Елизавета Алексеевна отпустила Муравьева, и тот прошел к Лермонтову, который лежал в постели. Потом, в течение дня он приезжал еще раз, обедал у Елизаветы Алексеевны, которая считала, что Пушкин с его умом все-таки сел не свои сани, то есть, не имея приличного состояния, вращался в большом свете. Лермонтов, услышав ее слова, всегда почтительный с бабушкой, вскричал:
– Помилуйте! Пушкин не в свои сани?! Это все другие не в свои сани садились, или их подсаживали, тесня того, кто был достойнее их всех, вместе взятых!
Елизавета Алексеевна замахала рукой, мол, она не спорит с ним и вообще будет молчать.
Под вечер Андрей Николаевич снова приехал и, ссылаясь на князя Вяземского, впервые попытался составить общую картину событий.
– Пушкин лежит на диване у себя в кабинете; я так его не видел, к нему допускают, кроме врачей, впрочем, они бессильны, лишь тех, кого он хочет видеть, уже простившись с детьми. Однако мне удалось переговорить с князем Вяземским, который там, как и Жуковский, со вчерашнего вечера. Ночь прошла ужасно: мучаясь от боли, Пушкин силился не кричать, чтобы не напугать жену; добрый Николай Федорович Арендт, бывавший на многих сражениях как врач, плакал и восхищался Пушкиным, не в силах ему помочь. Сегодня ему легче, и он удивительно спокоен и миролюбив.
Лермонтов повеселел, словно он услышал весть, что опасность миновала.

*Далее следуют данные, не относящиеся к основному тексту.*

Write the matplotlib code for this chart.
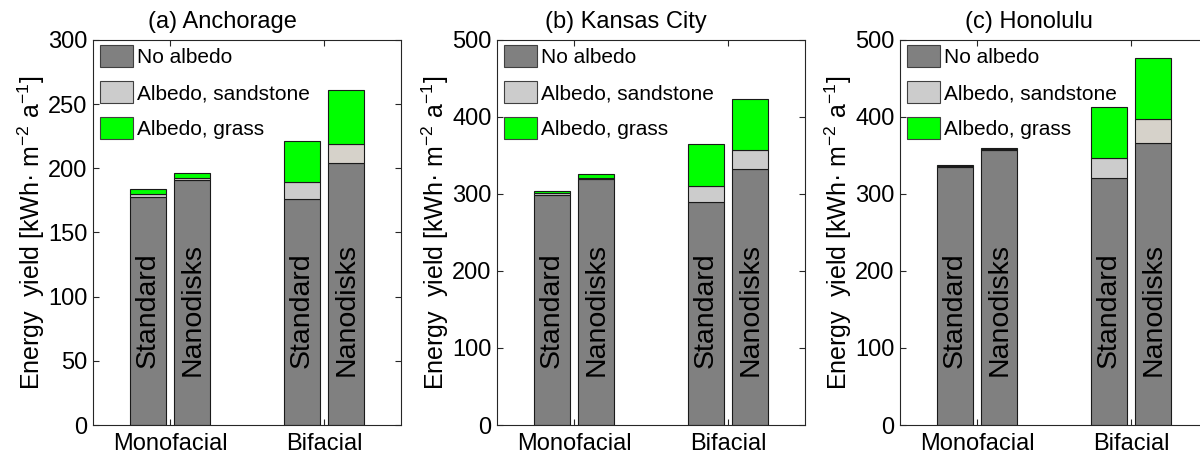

– Рассказывайте, Андрей Николаевич, - проговорил он.
– Не упускайте ничего.
– Князь Вяземский был один из друзей Пушкина, которые получили в двойном конверте по городской почте диплом на его имя.
– Диплом?
– Княгиня Вера Федоровна сразу заподозрила, что здесь крылось что-нибудь оскорбительное для Пушкина, поскольку госпожа Пушкина, когда Геккерны устроили ей ловушку, свидание у одной особы, и ей удалось уйти, она в панике прибежала именно к княгине. А затем старик Геккерн заявил ей о мести.